[Stored items from a collection]

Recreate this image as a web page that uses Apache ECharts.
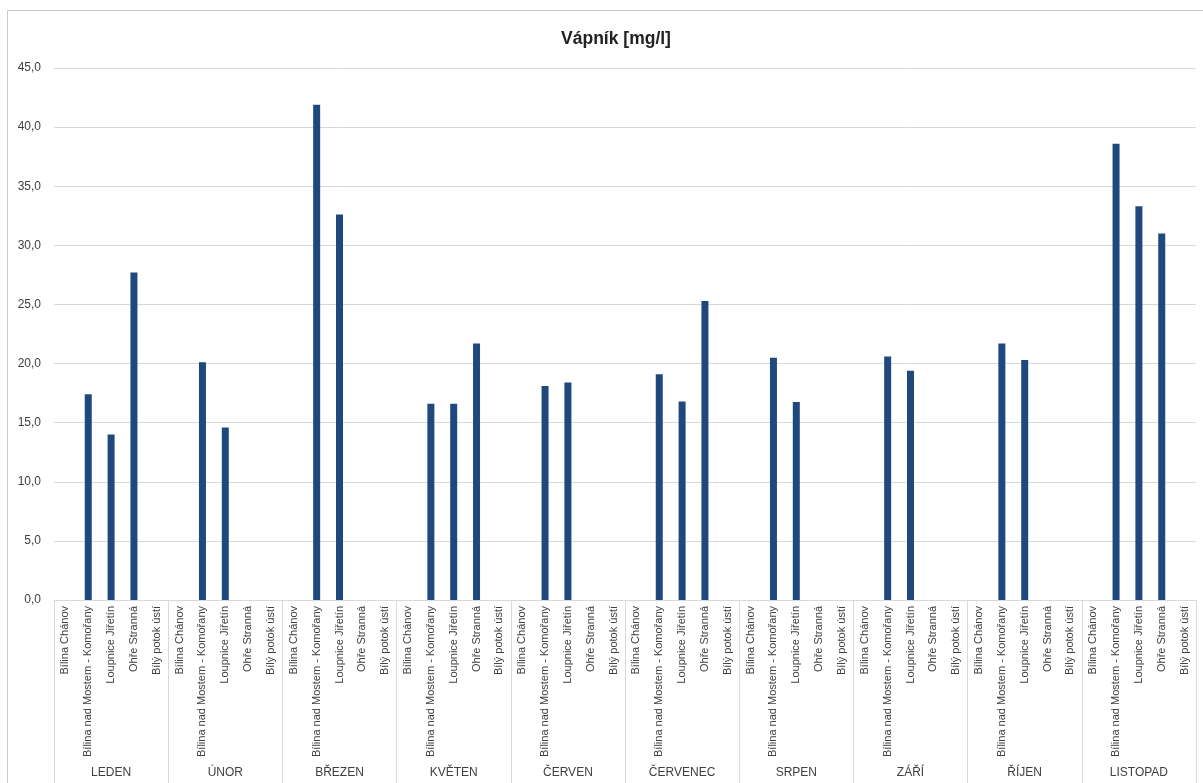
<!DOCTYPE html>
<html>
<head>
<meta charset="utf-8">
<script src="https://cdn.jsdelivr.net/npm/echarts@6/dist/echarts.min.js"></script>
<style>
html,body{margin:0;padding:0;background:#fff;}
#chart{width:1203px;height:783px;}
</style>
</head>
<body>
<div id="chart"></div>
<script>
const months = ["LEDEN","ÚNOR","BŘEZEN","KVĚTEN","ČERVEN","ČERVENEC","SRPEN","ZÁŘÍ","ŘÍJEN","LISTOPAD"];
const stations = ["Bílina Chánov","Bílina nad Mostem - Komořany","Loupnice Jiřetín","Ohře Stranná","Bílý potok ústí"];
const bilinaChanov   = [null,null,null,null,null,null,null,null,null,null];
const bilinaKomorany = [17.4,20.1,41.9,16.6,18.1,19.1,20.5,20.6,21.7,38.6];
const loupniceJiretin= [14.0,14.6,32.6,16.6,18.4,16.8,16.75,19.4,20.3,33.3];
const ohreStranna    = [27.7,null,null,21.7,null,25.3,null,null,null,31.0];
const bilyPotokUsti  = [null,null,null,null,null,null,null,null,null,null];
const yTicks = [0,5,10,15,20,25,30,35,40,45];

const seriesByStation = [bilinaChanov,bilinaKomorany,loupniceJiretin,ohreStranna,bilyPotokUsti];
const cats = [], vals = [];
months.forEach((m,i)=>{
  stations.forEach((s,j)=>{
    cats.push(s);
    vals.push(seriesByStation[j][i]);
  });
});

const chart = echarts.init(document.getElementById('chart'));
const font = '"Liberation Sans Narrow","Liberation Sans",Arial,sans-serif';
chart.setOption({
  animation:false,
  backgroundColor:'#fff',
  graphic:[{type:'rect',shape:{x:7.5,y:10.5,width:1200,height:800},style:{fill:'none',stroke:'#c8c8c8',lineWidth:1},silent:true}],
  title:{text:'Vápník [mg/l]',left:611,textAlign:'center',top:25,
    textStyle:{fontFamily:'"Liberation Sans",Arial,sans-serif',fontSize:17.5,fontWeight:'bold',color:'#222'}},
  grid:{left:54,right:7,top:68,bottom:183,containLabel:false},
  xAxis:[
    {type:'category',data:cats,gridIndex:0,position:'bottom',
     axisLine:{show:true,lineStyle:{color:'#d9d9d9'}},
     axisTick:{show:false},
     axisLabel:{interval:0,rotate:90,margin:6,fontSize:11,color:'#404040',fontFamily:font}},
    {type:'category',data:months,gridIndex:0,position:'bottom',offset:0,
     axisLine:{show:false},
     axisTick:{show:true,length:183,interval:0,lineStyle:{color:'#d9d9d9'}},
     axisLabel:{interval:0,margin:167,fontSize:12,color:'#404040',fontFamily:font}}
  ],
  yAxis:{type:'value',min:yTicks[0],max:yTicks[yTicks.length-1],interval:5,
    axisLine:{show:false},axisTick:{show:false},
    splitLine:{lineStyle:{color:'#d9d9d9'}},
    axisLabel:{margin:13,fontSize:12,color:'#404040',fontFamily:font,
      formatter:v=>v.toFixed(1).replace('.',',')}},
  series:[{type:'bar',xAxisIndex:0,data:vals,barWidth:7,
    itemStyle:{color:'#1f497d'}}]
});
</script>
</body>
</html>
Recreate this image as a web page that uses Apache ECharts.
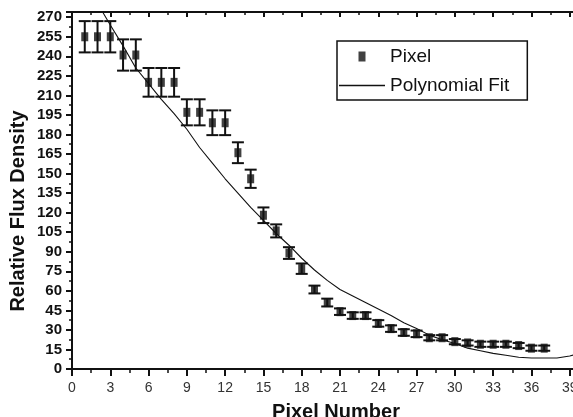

→ **Exercise description**: Exactly as written, repeat the lines from the beginning of the entries up to and including the line with "const yTicks = [0,5,10,15,20,25,30,35,40,45];", but not the pictures.

→ **Result**:
Recreate this image as a web page that uses Apache ECharts.
<!DOCTYPE html>
<html>
<head>
<meta charset="utf-8">
<script src="https://cdn.jsdelivr.net/npm/echarts@6/dist/echarts.min.js"></script>
<style>
html,body{margin:0;padding:0;background:#fff;}
#chart{width:1203px;height:783px;}
</style>
</head>
<body>
<div id="chart"></div>
<script>
const months = ["LEDEN","ÚNOR","BŘEZEN","KVĚTEN","ČERVEN","ČERVENEC","SRPEN","ZÁŘÍ","ŘÍJEN","LISTOPAD"];
const stations = ["Bílina Chánov","Bílina nad Mostem - Komořany","Loupnice Jiřetín","Ohře Stranná","Bílý potok ústí"];
const bilinaChanov   = [null,null,null,null,null,null,null,null,null,null];
const bilinaKomorany = [17.4,20.1,41.9,16.6,18.1,19.1,20.5,20.6,21.7,38.6];
const loupniceJiretin= [14.0,14.6,32.6,16.6,18.4,16.8,16.75,19.4,20.3,33.3];
const ohreStranna    = [27.7,null,null,21.7,null,25.3,null,null,null,31.0];
const bilyPotokUsti  = [null,null,null,null,null,null,null,null,null,null];
const yTicks = [0,5,10,15,20,25,30,35,40,45];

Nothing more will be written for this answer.